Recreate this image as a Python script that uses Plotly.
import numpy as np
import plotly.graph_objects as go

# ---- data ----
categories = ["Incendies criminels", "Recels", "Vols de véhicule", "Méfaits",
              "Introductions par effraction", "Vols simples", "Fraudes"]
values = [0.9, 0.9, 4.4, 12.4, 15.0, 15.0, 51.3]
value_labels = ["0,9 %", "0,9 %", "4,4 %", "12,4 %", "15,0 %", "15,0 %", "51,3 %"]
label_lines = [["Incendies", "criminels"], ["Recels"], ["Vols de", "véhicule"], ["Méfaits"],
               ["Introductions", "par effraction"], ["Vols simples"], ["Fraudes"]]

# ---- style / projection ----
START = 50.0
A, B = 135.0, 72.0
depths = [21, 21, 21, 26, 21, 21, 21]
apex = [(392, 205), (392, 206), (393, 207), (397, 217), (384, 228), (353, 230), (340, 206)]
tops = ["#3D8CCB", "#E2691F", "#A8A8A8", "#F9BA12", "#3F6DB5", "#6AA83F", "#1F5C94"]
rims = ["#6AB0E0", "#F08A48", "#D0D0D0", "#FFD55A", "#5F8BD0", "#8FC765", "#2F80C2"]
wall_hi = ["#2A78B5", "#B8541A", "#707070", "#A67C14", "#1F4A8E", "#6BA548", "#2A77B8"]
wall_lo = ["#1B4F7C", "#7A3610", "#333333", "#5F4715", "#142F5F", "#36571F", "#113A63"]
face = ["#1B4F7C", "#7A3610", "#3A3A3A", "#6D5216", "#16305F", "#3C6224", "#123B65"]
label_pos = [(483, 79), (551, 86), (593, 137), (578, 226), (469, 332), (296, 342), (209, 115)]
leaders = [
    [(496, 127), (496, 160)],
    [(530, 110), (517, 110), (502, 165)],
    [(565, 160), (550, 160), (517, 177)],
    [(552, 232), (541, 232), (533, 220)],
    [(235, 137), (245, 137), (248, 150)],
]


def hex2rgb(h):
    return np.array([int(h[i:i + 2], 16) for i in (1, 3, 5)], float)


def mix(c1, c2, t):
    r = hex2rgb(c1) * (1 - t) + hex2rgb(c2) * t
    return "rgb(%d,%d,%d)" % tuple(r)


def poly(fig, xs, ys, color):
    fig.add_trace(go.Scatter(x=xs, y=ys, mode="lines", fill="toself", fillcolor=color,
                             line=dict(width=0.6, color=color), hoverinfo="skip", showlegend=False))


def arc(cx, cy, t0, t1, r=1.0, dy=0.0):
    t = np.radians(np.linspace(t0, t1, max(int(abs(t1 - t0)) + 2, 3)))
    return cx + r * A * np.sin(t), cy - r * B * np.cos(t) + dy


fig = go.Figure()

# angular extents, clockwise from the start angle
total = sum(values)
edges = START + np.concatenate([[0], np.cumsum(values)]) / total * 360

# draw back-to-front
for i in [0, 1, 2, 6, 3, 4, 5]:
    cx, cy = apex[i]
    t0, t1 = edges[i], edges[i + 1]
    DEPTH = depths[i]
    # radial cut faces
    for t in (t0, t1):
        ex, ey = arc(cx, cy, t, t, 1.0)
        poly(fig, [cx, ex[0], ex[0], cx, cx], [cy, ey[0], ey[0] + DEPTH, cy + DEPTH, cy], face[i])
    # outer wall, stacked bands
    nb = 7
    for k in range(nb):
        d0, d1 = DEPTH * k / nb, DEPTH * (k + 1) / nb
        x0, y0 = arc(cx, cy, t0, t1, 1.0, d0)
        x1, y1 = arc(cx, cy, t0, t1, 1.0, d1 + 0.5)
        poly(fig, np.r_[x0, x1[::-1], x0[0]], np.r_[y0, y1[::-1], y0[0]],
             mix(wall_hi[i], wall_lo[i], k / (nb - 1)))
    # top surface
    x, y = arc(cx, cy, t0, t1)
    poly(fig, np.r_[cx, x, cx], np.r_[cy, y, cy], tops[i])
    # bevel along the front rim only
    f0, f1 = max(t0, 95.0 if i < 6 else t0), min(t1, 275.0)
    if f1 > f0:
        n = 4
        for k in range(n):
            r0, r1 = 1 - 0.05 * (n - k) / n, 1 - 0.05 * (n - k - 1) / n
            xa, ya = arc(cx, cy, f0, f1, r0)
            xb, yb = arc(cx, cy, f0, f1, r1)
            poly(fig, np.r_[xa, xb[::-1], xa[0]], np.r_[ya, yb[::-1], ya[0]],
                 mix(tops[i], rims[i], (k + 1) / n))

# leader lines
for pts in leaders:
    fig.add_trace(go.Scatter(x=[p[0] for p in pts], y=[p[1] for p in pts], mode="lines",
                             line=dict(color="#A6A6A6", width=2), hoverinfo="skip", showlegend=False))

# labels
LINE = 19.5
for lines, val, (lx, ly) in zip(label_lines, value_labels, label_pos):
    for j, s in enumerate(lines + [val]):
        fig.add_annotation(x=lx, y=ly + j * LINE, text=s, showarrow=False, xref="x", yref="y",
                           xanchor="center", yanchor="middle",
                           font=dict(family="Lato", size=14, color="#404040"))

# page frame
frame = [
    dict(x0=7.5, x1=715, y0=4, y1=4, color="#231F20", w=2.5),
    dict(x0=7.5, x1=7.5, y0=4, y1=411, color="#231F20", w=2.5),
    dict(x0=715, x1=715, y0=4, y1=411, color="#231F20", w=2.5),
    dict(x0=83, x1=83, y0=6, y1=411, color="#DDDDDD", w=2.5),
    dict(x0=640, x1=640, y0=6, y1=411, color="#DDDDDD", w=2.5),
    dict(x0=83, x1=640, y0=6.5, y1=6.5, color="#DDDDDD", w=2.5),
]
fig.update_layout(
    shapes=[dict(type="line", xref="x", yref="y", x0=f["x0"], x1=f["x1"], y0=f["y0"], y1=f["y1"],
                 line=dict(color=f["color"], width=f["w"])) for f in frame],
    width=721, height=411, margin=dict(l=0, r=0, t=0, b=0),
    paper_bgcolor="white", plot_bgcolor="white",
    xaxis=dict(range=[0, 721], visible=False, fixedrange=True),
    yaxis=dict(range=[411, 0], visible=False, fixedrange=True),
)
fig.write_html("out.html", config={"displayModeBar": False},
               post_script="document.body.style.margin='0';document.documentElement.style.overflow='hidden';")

◆ **Given problem**
The whole listing above needs to be written out again exactly.

◆ **Expected answer**
Recreate this image as a Python script that uses Plotly.
import numpy as np
import plotly.graph_objects as go

# ---- data ----
categories = ["Incendies criminels", "Recels", "Vols de véhicule", "Méfaits",
              "Introductions par effraction", "Vols simples", "Fraudes"]
values = [0.9, 0.9, 4.4, 12.4, 15.0, 15.0, 51.3]
value_labels = ["0,9 %", "0,9 %", "4,4 %", "12,4 %", "15,0 %", "15,0 %", "51,3 %"]
label_lines = [["Incendies", "criminels"], ["Recels"], ["Vols de", "véhicule"], ["Méfaits"],
               ["Introductions", "par effraction"], ["Vols simples"], ["Fraudes"]]

# ---- style / projection ----
START = 50.0
A, B = 135.0, 72.0
depths = [21, 21, 21, 26, 21, 21, 21]
apex = [(392, 205), (392, 206), (393, 207), (397, 217), (384, 228), (353, 230), (340, 206)]
tops = ["#3D8CCB", "#E2691F", "#A8A8A8", "#F9BA12", "#3F6DB5", "#6AA83F", "#1F5C94"]
rims = ["#6AB0E0", "#F08A48", "#D0D0D0", "#FFD55A", "#5F8BD0", "#8FC765", "#2F80C2"]
wall_hi = ["#2A78B5", "#B8541A", "#707070", "#A67C14", "#1F4A8E", "#6BA548", "#2A77B8"]
wall_lo = ["#1B4F7C", "#7A3610", "#333333", "#5F4715", "#142F5F", "#36571F", "#113A63"]
face = ["#1B4F7C", "#7A3610", "#3A3A3A", "#6D5216", "#16305F", "#3C6224", "#123B65"]
label_pos = [(483, 79), (551, 86), (593, 137), (578, 226), (469, 332), (296, 342), (209, 115)]
leaders = [
    [(496, 127), (496, 160)],
    [(530, 110), (517, 110), (502, 165)],
    [(565, 160), (550, 160), (517, 177)],
    [(552, 232), (541, 232), (533, 220)],
    [(235, 137), (245, 137), (248, 150)],
]


def hex2rgb(h):
    return np.array([int(h[i:i + 2], 16) for i in (1, 3, 5)], float)


def mix(c1, c2, t):
    r = hex2rgb(c1) * (1 - t) + hex2rgb(c2) * t
    return "rgb(%d,%d,%d)" % tuple(r)


def poly(fig, xs, ys, color):
    fig.add_trace(go.Scatter(x=xs, y=ys, mode="lines", fill="toself", fillcolor=color,
                             line=dict(width=0.6, color=color), hoverinfo="skip", showlegend=False))


def arc(cx, cy, t0, t1, r=1.0, dy=0.0):
    t = np.radians(np.linspace(t0, t1, max(int(abs(t1 - t0)) + 2, 3)))
    return cx + r * A * np.sin(t), cy - r * B * np.cos(t) + dy


fig = go.Figure()

# angular extents, clockwise from the start angle
total = sum(values)
edges = START + np.concatenate([[0], np.cumsum(values)]) / total * 360

# draw back-to-front
for i in [0, 1, 2, 6, 3, 4, 5]:
    cx, cy = apex[i]
    t0, t1 = edges[i], edges[i + 1]
    DEPTH = depths[i]
    # radial cut faces
    for t in (t0, t1):
        ex, ey = arc(cx, cy, t, t, 1.0)
        poly(fig, [cx, ex[0], ex[0], cx, cx], [cy, ey[0], ey[0] + DEPTH, cy + DEPTH, cy], face[i])
    # outer wall, stacked bands
    nb = 7
    for k in range(nb):
        d0, d1 = DEPTH * k / nb, DEPTH * (k + 1) / nb
        x0, y0 = arc(cx, cy, t0, t1, 1.0, d0)
        x1, y1 = arc(cx, cy, t0, t1, 1.0, d1 + 0.5)
        poly(fig, np.r_[x0, x1[::-1], x0[0]], np.r_[y0, y1[::-1], y0[0]],
             mix(wall_hi[i], wall_lo[i], k / (nb - 1)))
    # top surface
    x, y = arc(cx, cy, t0, t1)
    poly(fig, np.r_[cx, x, cx], np.r_[cy, y, cy], tops[i])
    # bevel along the front rim only
    f0, f1 = max(t0, 95.0 if i < 6 else t0), min(t1, 275.0)
    if f1 > f0:
        n = 4
        for k in range(n):
            r0, r1 = 1 - 0.05 * (n - k) / n, 1 - 0.05 * (n - k - 1) / n
            xa, ya = arc(cx, cy, f0, f1, r0)
            xb, yb = arc(cx, cy, f0, f1, r1)
            poly(fig, np.r_[xa, xb[::-1], xa[0]], np.r_[ya, yb[::-1], ya[0]],
                 mix(tops[i], rims[i], (k + 1) / n))

# leader lines
for pts in leaders:
    fig.add_trace(go.Scatter(x=[p[0] for p in pts], y=[p[1] for p in pts], mode="lines",
                             line=dict(color="#A6A6A6", width=2), hoverinfo="skip", showlegend=False))

# labels
LINE = 19.5
for lines, val, (lx, ly) in zip(label_lines, value_labels, label_pos):
    for j, s in enumerate(lines + [val]):
        fig.add_annotation(x=lx, y=ly + j * LINE, text=s, showarrow=False, xref="x", yref="y",
                           xanchor="center", yanchor="middle",
                           font=dict(family="Lato", size=14, color="#404040"))

# page frame
frame = [
    dict(x0=7.5, x1=715, y0=4, y1=4, color="#231F20", w=2.5),
    dict(x0=7.5, x1=7.5, y0=4, y1=411, color="#231F20", w=2.5),
    dict(x0=715, x1=715, y0=4, y1=411, color="#231F20", w=2.5),
    dict(x0=83, x1=83, y0=6, y1=411, color="#DDDDDD", w=2.5),
    dict(x0=640, x1=640, y0=6, y1=411, color="#DDDDDD", w=2.5),
    dict(x0=83, x1=640, y0=6.5, y1=6.5, color="#DDDDDD", w=2.5),
]
fig.update_layout(
    shapes=[dict(type="line", xref="x", yref="y", x0=f["x0"], x1=f["x1"], y0=f["y0"], y1=f["y1"],
                 line=dict(color=f["color"], width=f["w"])) for f in frame],
    width=721, height=411, margin=dict(l=0, r=0, t=0, b=0),
    paper_bgcolor="white", plot_bgcolor="white",
    xaxis=dict(range=[0, 721], visible=False, fixedrange=True),
    yaxis=dict(range=[411, 0], visible=False, fixedrange=True),
)
fig.write_html("out.html", config={"displayModeBar": False},
               post_script="document.body.style.margin='0';document.documentElement.style.overflow='hidden';")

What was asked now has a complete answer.